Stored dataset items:
--- Start ---
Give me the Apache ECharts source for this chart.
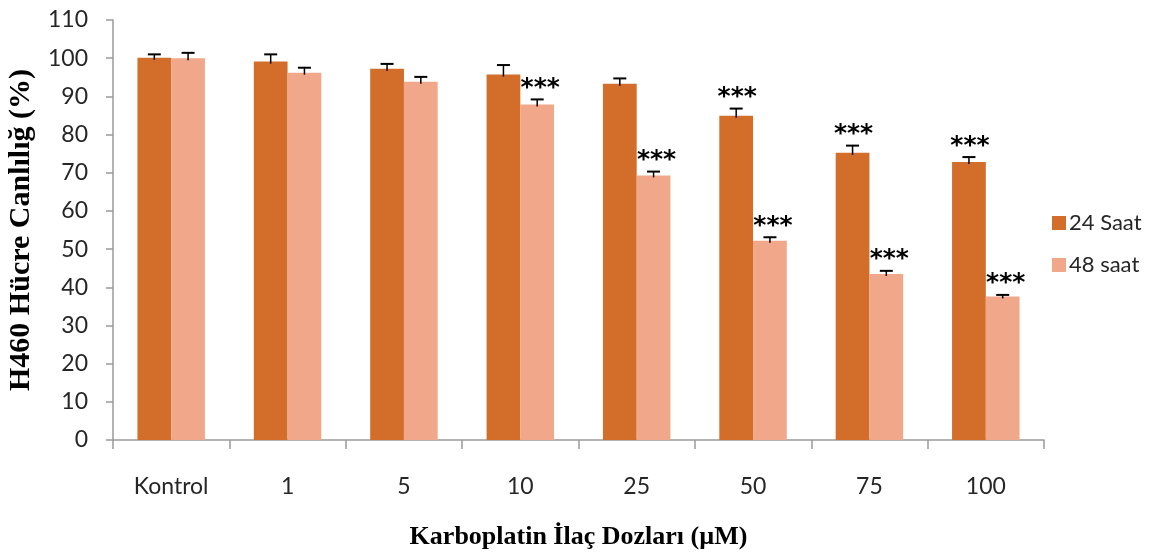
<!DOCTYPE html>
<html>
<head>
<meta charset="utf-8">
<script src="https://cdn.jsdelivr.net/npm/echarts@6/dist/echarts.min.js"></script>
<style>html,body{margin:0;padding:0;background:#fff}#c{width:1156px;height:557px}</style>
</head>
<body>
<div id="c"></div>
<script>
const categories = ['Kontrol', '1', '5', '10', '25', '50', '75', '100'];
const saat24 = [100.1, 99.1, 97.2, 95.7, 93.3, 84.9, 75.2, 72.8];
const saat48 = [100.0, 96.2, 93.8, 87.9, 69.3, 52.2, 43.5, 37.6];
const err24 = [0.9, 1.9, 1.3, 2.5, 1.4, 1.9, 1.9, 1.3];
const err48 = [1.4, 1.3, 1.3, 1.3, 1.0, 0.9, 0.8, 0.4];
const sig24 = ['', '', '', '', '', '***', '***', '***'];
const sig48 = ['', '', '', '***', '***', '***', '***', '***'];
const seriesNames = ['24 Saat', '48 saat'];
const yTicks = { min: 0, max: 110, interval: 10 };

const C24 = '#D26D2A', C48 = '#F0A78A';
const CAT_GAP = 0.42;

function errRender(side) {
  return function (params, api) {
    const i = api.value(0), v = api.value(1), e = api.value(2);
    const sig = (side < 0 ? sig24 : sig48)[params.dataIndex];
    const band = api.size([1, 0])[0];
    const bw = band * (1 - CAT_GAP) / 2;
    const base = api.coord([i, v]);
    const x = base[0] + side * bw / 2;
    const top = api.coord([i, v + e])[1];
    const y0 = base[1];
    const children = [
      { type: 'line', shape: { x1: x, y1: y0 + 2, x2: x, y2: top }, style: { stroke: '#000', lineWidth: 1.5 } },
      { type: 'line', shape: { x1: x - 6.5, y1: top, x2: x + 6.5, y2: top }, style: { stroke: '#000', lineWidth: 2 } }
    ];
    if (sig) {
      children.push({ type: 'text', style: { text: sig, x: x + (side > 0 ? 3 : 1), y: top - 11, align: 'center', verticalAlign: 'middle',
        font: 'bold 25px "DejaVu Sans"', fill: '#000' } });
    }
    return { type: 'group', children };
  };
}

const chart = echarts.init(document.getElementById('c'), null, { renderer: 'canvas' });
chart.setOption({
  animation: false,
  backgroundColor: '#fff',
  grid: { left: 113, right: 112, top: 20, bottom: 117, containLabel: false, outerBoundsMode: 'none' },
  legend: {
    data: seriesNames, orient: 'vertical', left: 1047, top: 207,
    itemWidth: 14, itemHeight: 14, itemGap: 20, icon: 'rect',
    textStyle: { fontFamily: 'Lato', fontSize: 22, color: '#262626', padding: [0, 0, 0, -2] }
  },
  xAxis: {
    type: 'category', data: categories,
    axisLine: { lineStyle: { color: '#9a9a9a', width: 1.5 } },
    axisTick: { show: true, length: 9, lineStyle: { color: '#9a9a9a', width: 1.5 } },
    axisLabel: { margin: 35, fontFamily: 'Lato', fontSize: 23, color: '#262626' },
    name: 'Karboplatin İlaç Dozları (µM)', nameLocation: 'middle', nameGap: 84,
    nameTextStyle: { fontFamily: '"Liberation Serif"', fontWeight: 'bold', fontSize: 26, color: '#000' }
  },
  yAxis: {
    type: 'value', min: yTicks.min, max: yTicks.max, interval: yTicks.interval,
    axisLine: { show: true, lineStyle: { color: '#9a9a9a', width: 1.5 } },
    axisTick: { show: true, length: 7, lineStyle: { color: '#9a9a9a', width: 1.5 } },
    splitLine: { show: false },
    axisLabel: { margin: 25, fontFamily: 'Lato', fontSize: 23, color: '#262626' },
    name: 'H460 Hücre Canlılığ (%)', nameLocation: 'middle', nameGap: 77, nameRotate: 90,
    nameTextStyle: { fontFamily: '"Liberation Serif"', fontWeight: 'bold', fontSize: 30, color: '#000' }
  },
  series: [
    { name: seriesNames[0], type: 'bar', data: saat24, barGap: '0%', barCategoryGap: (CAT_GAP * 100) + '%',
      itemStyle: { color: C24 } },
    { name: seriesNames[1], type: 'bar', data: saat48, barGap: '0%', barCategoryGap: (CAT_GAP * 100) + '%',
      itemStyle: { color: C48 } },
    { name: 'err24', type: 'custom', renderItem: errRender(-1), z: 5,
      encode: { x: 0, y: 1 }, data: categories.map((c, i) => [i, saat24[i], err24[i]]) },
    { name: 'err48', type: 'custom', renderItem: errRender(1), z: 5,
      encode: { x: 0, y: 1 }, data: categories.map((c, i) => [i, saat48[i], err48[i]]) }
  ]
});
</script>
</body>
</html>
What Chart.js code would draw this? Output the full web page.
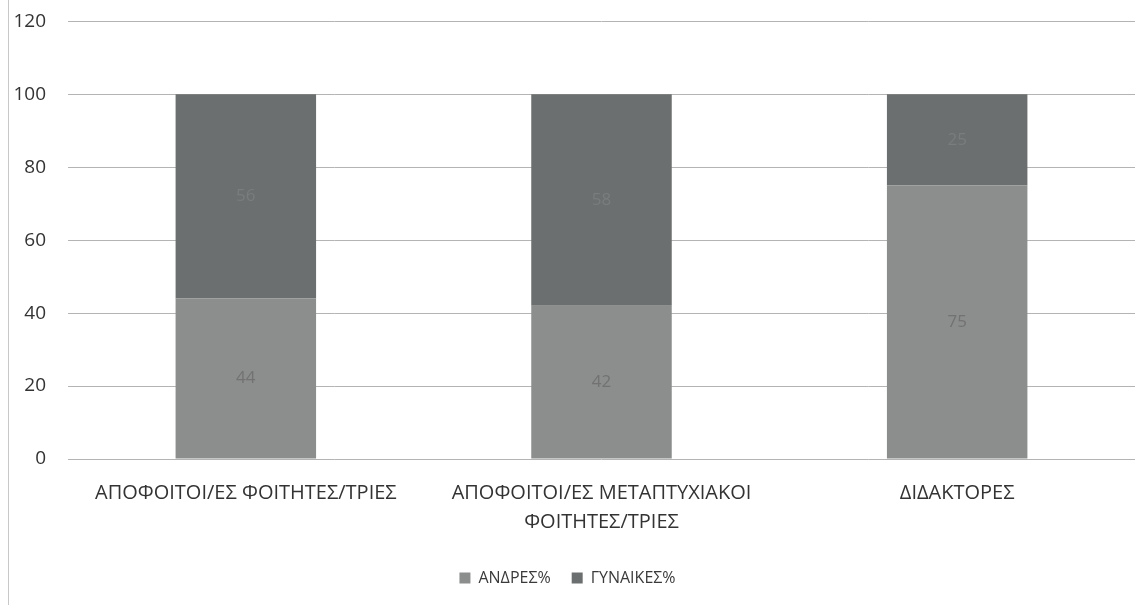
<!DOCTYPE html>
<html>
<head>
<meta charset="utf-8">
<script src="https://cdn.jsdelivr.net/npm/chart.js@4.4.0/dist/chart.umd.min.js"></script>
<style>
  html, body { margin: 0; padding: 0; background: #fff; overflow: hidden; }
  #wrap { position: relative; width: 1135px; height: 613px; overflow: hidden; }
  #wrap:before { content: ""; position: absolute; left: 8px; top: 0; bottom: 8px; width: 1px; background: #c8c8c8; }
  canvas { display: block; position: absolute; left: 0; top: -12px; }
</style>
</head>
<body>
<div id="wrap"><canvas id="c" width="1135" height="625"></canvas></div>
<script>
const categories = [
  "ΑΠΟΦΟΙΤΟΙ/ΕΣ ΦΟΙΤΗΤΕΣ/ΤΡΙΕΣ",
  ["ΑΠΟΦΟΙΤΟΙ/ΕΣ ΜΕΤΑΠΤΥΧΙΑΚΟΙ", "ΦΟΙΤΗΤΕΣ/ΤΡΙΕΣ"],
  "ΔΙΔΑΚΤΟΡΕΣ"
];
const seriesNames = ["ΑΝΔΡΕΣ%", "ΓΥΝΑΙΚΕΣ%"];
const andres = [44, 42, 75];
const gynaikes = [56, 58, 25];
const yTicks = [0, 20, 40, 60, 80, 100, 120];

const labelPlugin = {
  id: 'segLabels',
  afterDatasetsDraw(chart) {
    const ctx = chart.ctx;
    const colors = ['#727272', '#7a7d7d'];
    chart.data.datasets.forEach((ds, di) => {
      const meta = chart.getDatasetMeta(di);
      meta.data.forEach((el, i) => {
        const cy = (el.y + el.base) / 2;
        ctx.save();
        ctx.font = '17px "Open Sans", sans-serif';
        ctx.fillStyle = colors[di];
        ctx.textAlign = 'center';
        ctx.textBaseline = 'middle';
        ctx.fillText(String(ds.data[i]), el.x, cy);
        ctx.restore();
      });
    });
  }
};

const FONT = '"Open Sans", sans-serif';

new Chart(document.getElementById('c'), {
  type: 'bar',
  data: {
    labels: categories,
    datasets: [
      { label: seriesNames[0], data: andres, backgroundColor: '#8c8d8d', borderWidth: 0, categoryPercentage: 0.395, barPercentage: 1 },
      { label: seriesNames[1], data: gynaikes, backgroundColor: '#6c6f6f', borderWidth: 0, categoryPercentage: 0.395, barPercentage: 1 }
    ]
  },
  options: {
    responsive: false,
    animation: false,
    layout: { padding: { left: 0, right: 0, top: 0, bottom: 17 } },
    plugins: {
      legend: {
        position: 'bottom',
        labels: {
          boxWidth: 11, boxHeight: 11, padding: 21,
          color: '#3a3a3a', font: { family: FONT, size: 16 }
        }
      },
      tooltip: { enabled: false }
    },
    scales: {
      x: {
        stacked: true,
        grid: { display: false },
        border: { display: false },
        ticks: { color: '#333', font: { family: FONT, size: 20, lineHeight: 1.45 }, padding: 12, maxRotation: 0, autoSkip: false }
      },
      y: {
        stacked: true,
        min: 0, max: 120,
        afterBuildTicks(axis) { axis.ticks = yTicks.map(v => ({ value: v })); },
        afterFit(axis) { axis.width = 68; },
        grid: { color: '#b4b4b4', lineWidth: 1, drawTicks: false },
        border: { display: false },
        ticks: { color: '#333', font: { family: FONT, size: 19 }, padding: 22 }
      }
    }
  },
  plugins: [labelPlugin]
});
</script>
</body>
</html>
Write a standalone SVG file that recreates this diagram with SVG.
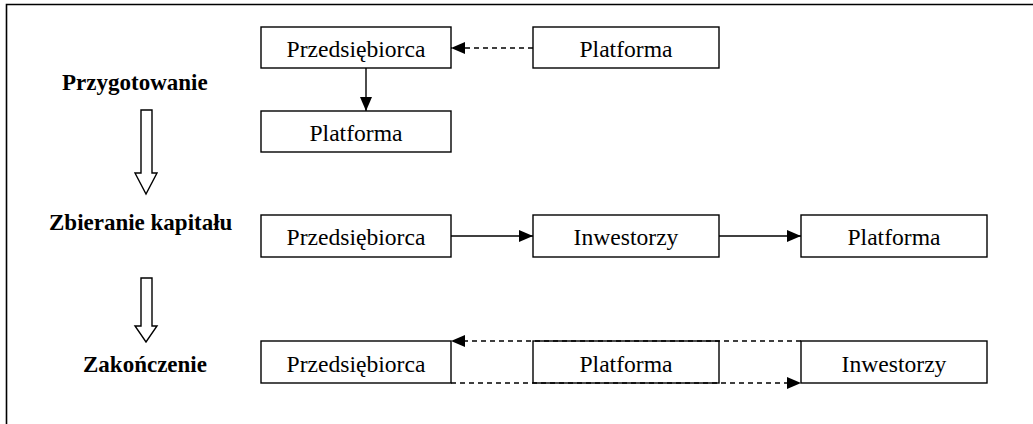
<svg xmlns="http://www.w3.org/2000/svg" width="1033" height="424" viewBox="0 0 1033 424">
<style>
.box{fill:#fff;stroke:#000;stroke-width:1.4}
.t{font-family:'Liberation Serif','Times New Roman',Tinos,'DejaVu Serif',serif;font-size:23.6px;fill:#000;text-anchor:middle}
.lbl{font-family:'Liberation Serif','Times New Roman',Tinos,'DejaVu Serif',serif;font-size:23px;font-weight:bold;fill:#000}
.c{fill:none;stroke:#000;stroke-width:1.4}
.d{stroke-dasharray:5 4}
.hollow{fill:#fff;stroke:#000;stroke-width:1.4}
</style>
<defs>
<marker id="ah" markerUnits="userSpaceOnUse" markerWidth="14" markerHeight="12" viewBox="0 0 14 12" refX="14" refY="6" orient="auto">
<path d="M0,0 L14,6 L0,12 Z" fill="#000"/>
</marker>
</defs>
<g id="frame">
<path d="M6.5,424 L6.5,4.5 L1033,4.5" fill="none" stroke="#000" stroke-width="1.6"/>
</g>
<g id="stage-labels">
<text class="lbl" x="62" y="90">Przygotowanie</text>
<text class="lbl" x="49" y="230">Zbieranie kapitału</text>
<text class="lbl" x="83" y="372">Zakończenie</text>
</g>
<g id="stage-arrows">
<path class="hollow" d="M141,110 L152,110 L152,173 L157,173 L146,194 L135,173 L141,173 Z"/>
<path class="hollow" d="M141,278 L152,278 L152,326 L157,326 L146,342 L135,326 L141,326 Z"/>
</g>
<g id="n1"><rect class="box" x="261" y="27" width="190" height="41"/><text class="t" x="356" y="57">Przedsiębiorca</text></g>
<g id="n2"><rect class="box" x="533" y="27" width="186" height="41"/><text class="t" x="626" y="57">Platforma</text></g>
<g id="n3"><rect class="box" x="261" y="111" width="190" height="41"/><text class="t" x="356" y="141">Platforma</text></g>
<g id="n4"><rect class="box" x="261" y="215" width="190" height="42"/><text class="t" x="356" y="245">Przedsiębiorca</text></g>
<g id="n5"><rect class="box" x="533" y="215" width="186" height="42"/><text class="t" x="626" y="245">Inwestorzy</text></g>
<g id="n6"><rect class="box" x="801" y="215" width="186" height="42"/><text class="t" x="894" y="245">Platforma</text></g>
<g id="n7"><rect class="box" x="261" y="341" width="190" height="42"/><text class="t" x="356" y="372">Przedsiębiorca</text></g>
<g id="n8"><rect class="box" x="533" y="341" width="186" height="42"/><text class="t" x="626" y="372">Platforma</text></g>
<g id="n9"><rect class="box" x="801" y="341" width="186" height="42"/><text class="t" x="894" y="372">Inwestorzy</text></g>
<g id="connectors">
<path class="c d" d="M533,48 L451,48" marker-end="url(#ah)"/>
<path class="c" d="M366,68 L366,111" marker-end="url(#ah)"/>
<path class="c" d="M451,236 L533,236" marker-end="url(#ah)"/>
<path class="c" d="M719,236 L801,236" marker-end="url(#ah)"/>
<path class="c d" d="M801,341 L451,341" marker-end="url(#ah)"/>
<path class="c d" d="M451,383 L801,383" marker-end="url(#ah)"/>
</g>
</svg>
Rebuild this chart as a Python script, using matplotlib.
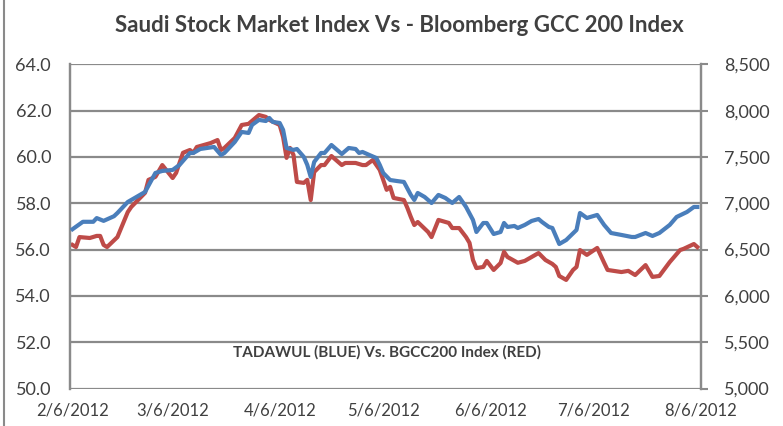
--- End ---
[SHORT TASK] What is the number of lines in the listing that include the word "script"? Give that number and nothing else.

[FINISHED EXERCISE] 7